# GIVEN INSTRUCTION
Everything from the first line of the data below through the line that contains "82.2, 88.4, 93.1];" should be written out exactly, please, and nothing more; the pictures stay out.

# GIVEN MATERIAL
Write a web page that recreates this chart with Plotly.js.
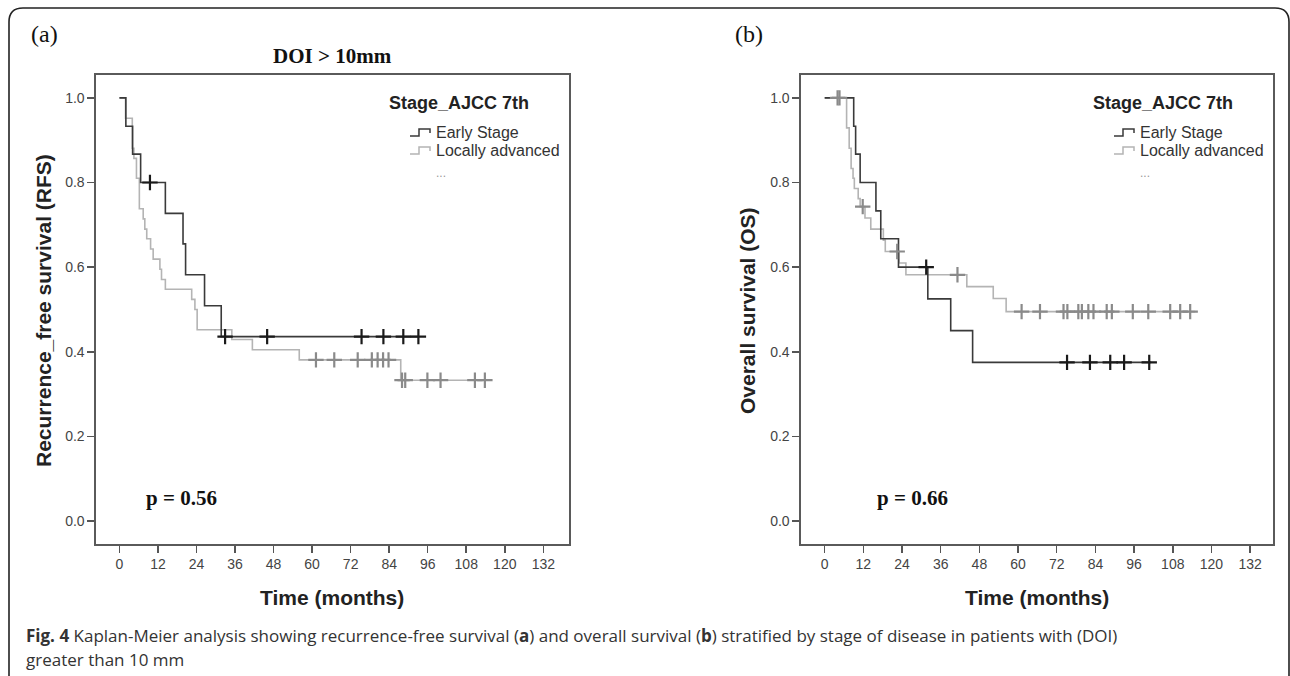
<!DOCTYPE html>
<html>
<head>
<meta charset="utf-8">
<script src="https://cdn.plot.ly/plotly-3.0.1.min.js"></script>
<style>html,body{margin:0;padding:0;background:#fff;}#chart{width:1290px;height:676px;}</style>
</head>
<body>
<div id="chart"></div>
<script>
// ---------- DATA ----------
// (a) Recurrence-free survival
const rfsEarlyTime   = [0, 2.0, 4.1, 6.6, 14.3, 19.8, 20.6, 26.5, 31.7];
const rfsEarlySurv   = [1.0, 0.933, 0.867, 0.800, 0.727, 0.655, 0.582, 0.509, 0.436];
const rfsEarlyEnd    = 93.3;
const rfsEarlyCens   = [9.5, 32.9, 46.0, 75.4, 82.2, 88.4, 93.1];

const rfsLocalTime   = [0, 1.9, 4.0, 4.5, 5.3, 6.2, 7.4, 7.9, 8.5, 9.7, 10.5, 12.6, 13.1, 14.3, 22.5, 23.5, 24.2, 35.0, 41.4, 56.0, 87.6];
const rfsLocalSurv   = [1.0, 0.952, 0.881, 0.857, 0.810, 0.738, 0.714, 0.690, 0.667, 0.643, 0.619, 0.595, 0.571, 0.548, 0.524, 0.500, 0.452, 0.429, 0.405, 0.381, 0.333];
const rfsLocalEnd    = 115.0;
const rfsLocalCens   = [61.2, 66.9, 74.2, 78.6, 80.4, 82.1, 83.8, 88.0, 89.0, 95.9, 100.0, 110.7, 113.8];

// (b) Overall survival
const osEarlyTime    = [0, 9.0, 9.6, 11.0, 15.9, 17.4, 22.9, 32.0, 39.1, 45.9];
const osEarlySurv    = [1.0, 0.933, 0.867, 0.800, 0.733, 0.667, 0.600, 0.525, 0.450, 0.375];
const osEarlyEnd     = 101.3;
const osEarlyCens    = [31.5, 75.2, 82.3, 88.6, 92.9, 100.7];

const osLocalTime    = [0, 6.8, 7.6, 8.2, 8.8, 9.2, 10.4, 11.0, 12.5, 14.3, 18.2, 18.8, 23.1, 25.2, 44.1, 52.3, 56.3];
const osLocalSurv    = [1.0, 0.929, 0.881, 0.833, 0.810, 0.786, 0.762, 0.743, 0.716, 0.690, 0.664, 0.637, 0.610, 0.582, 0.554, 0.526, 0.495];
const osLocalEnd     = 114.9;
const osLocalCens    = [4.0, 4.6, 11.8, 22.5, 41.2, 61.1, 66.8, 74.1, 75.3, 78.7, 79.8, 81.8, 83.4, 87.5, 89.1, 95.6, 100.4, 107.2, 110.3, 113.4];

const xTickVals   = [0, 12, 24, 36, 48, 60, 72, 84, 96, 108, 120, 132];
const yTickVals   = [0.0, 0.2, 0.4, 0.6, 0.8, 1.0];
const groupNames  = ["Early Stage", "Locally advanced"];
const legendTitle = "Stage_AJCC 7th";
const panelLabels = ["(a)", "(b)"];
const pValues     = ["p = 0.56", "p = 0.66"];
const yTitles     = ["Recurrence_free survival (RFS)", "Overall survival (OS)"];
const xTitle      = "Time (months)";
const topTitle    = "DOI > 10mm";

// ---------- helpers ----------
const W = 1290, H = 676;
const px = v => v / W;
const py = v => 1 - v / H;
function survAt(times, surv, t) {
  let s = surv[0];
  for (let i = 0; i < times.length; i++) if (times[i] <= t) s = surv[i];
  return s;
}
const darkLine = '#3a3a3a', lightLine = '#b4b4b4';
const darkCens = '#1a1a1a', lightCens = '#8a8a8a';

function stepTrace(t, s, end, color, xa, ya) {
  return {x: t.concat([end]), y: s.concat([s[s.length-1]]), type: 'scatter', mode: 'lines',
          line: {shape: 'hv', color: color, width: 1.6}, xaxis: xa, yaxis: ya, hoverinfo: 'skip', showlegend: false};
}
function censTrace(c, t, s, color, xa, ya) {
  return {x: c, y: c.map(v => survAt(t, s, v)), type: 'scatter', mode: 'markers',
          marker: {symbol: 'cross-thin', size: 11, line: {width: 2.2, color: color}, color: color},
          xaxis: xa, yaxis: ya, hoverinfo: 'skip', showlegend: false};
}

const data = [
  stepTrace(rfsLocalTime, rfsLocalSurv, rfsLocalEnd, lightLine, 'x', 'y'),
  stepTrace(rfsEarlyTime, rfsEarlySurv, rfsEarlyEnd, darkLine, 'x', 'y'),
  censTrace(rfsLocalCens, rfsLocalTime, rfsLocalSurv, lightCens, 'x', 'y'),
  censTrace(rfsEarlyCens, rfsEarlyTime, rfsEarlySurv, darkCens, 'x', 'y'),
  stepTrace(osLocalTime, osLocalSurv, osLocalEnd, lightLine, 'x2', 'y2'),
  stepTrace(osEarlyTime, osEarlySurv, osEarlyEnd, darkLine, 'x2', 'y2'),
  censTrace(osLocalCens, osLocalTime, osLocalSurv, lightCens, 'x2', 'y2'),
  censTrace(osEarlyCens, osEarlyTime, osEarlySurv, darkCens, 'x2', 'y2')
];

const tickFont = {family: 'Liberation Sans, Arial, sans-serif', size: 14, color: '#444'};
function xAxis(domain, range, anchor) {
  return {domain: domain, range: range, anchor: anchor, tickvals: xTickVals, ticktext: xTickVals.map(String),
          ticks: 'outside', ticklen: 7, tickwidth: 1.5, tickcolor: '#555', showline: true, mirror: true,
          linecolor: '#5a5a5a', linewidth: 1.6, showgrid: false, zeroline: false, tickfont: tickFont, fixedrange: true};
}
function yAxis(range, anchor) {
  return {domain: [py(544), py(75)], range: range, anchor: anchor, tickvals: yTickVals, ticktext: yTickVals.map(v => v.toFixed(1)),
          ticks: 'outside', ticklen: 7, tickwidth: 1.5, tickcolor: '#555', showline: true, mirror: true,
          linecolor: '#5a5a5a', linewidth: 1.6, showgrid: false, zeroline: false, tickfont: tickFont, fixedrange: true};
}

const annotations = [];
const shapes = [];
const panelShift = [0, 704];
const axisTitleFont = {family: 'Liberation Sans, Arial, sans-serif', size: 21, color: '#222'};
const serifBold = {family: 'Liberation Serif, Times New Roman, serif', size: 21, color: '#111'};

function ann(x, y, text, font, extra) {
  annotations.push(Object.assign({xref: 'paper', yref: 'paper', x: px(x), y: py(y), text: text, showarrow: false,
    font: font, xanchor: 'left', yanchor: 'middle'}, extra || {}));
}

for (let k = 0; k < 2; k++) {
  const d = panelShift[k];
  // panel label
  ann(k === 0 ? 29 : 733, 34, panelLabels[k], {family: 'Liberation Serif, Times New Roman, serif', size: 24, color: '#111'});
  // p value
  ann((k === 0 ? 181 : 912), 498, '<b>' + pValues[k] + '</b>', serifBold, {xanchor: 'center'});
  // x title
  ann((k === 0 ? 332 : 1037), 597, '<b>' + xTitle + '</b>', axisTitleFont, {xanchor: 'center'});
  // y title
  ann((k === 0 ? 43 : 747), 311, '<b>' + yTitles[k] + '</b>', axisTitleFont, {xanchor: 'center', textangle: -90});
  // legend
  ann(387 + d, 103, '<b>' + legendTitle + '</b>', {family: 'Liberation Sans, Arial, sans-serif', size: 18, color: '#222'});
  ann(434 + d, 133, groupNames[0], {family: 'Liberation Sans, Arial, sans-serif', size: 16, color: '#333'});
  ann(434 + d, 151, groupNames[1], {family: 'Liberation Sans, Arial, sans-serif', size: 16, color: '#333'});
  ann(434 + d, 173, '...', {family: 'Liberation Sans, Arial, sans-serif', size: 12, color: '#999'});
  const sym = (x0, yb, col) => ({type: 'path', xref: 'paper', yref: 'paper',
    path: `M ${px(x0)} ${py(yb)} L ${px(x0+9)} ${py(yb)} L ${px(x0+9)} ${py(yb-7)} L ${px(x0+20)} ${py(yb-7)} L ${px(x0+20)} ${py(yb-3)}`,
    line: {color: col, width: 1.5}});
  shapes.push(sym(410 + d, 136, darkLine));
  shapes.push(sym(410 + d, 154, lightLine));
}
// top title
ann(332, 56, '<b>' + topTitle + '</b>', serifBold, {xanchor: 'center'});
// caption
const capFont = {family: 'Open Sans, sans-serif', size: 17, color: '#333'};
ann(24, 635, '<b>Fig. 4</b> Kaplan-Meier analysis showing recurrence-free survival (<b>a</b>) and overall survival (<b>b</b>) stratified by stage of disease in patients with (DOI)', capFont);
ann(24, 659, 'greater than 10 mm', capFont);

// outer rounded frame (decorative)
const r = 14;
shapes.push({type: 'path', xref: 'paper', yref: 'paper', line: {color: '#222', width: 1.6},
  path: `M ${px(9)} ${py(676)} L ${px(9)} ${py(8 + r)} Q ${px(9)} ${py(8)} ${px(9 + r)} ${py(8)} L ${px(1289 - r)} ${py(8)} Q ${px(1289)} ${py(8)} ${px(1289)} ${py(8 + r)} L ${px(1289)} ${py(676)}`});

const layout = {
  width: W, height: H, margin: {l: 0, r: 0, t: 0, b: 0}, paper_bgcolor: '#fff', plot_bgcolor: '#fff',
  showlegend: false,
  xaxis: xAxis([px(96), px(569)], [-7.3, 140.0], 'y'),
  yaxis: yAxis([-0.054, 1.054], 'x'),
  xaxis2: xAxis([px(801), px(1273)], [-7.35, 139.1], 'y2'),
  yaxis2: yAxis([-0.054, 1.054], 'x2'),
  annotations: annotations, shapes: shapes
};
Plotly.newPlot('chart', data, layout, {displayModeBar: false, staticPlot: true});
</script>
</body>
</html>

# SOLUTION TO THE PROBLEM
Write a web page that recreates this chart with Plotly.js.
<!DOCTYPE html>
<html>
<head>
<meta charset="utf-8">
<script src="https://cdn.plot.ly/plotly-3.0.1.min.js"></script>
<style>html,body{margin:0;padding:0;background:#fff;}#chart{width:1290px;height:676px;}</style>
</head>
<body>
<div id="chart"></div>
<script>
// ---------- DATA ----------
// (a) Recurrence-free survival
const rfsEarlyTime   = [0, 2.0, 4.1, 6.6, 14.3, 19.8, 20.6, 26.5, 31.7];
const rfsEarlySurv   = [1.0, 0.933, 0.867, 0.800, 0.727, 0.655, 0.582, 0.509, 0.436];
const rfsEarlyEnd    = 93.3;
const rfsEarlyCens   = [9.5, 32.9, 46.0, 75.4, 82.2, 88.4, 93.1];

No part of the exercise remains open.